Vacuum Cleaners from Hell
"Uzushio" means "an eddying current," and as such, is the sort of name that might be used as the brand name of a washing machine made in Japan. For this reason, it is funny to Japanese audiences when used as the name of the suction device which Lum uses to gather up Ataru and his family (and Cherry, too), especially because that name includes the word "zenjidoo" (fully automatic) which is the sort of descriptive word that would also tend to be used as part of the name of such an appliance.

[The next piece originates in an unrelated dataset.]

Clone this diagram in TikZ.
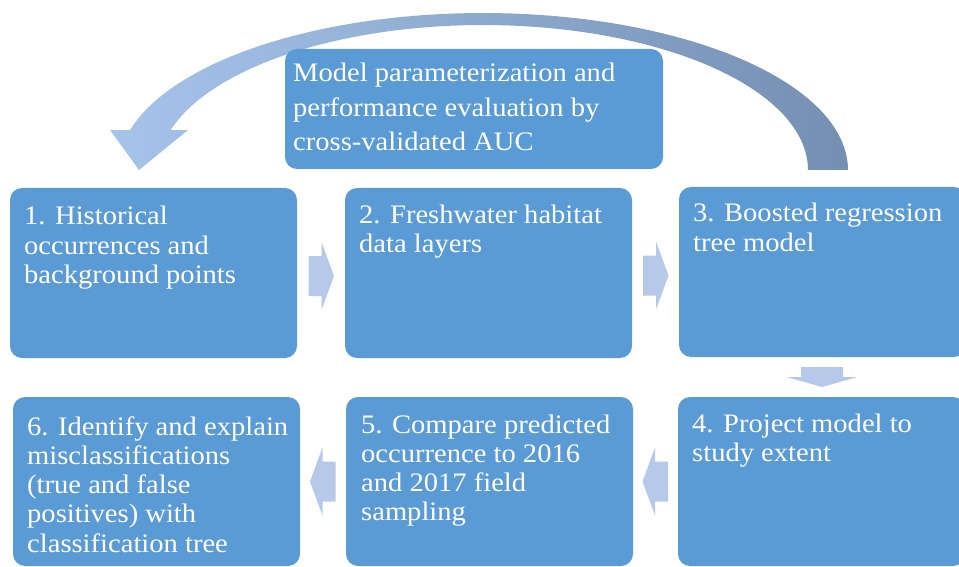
\documentclass[tikz,border=0pt]{standalone}
\usepackage{fontspec}
\setmainfont{Liberation Serif}[FakeStretch=1.07]
\definecolor{boxblue}{RGB}{91,155,213}
\definecolor{arrowblue}{RGB}{182,201,232}
\definecolor{arcleft}{RGB}{166,196,234}
\definecolor{arcmid}{RGB}{158,183,216}
\definecolor{arcright}{RGB}{116,143,178}
\newcommand\mylines[1]{\vtop{\halign{##\hfil\cr #1\crcr}}}
\begin{document}
\begin{tikzpicture}[x=1pt,y=-1pt,
  box/.style={fill=boxblue, rounded corners=12pt, minimum width=287pt, minimum height=170pt, anchor=north west, inner sep=0pt, outer sep=0pt},
  btxt/.style={text=white, anchor=base west, inner sep=0pt, font=\fontsize{26.7pt}{29.3pt}\selectfont},
  ttxt/.style={btxt, font=\fontsize{26.7pt}{34.5pt}\selectfont},
  rarrow/.pic={\fill[arrowblue] (-12.5,-20) -- (0.5,-20) -- (0.5,-34) -- (13,0) -- (0.5,34) -- (0.5,20) -- (-12.5,20) -- cycle;},
  darrow/.pic={\fill[arrowblue] (-21,-10) -- (21,-10) -- (21,0) -- (35.5,0) -- (0,10) -- (-35.5,0) -- (-21,0) -- cycle;}
]
\useasboundingbox (0,0) rectangle (959,567);
\clip (0,0) rectangle (959,567);

% curved feedback arrow
\shade[left color=arcleft, middle color=arcmid, right color=arcright]
  plot[domain=0:165.24, samples=80] ({483+365*cos(\x)},{170-157*sin(\x)})
  -- (110,130) -- (139,170) -- (188,130)
  -- plot[domain=164:0, samples=80] ({483+325*cos(\x)},{170-145*sin(\x)})
  -- cycle;

% boxes
\node[box, minimum width=378pt, minimum height=120pt] (b0) at (285,49) {};
\node[box] (b1) at (10,188) {};
\node[box] (b2) at (345,188) {};
\node[box] (b3) at (679,187) {};
\node[box, minimum height=169pt] (b4) at (678,397) {};
\node[box, minimum height=169pt] (b5) at (346,397) {};
\node[box, minimum height=169pt] (b6) at (13,397) {};

% texts
\node[ttxt] (t0) at (293,82) {\mylines{Model parameterization and\cr performance evaluation by\cr cross-validated AUC}};
\node[btxt] (t1) at (24,225) {\mylines{1. Historical\cr occurrences and\cr background points}};
\node[btxt] (t2) at (359,223) {\mylines{2. Freshwater habitat\cr data layers}};
\node[btxt] (t3) at (693,222) {\mylines{3. Boosted regression\cr tree model}};
\node[btxt] (t4) at (692,432) {\mylines{4. Project model to\cr study extent}};
\node[btxt] (t5) at (361,433) {\mylines{5. Compare predicted\cr occurrence to 2016\cr and 2017 field\cr sampling}};
\node[btxt] (t6) at (27,435) {\mylines{6. Identify and explain\cr misclassifications\cr (true and false\cr positives) with\cr classification tree}};

% block arrows between boxes
\path (b1.east) -- (b2.west) coordinate[midway] (m12);
\path (b2.east) -- (b3.west) coordinate[midway] (m23);
\path (b3.south) -- (b4.north) coordinate[midway] (m34);
\path (b4.west) -- (b5.east) coordinate[midway] (m45);
\path (b5.west) -- (b6.east) coordinate[midway] (m56);
\pic at ([yshift=-3pt]m12) {rarrow};
\pic at ([yshift=-3pt]m23) {rarrow};
\pic at (m34) {darrow};
\pic[rotate=180] at (m45) {rarrow};
\pic[rotate=180] at (m56) {rarrow};
\end{tikzpicture}
\end{document}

Maitta, maitta, tonari no jinja
"Maitta" is a word one says when one is having trouble. It also means "to visit," as in "visiting a shrine." The word for shrine is "jinja." So when Ataru says to Babara, "Maitta, maitta, tonari no jinja," he is having fun by confusing the two meanings of the word "mairu (maitta)," which are both written the same way, adding to the fun.

Children Who Know War
"Sensoo o Shiranai Kodomotachi" (Children Who Don't Know War) was a popular folk/protest song in Japan in the late 1960's-early 1970's. It was about the generation gap between the pre- and post-World War II generations. The latter says that even though they do not know war, having been born and raised after its end, nonetheless they love peace, and want to live in a peaceful world. The song ends with a plea by the younger generation to call them "Children Who Don't Know War." The joke here is that, during the "space dogfight scene," Megane is happy to tell Shinobu that they are now, instead, "Children Who Know War," at last.

"Say something Fatherly"
Ataru's Father telling Ataru not to take out a loan for his wedding to, or honeymoon with, Elle, is a reflection on the expense and payment schemes typical of Japanese weddings. They tend to be more expensive than American weddings, and whereas, in the U.S., the bride's family typically pays all the wedding expenses, things aren't nearly so cut and dried in Japan, where either or both families may pay the expenses, or the bride and groom may pay their own expenses. Taking out such loans is at best uncommon, but it is the sort of thing that this family would do (In "Beautiful Dreamer", Ataru's father takes out a 500 year loan in Ataru's name!).

Home Cooking
Megane mentions a lot of foods in his first tirade on Planet Elle: Takoyaki is a pancake-like batter, rolled into balls containing octopus and vegetables, and baked. Gyuu-don (short for "Gyuuniku-Domburi"), which we refer to as "Beef-bowl," is beef boiled in sauce (usually soy sauce) with onions, on top of rice, in a bowl. The flavor of the sauce seeps down into the rice, which is what Megane is so excited about. Just about everybody knows what ramen is. The point is that these foods are "everyday foods," equivalent to hot dogs, hamburgers, and pizza in the U.S.; to wit, the foods you grew up with and miss the most. As for the gyuu-don restaurant Ataru points out on Planet Elle, the joke here is that these places are like McDonald's: i.e., they're EVERYWHERE.

What will become of me?
About Ataru's Mother crying about what will become of her in her old age: typically, in Japan, children take care of their parents when they get too old to take care of themselves, and those children will live with their parents more often than in Western countries. Certainly, Ataru's Mother and Father are the kind of people who expect that treatment from their son. His mother in particular is concerned with her own well-being, and given how badly her husband and son are taking care of her now, she's got good reason!

The Matchmaking Incident
The matchmaking "incident" that Lum's father refers to is recounted in Episode 22, stories 43-44, "The Great Space Matchmaking Operation," which is available in subtitled form in AnimEigo's UY TV series tape #6.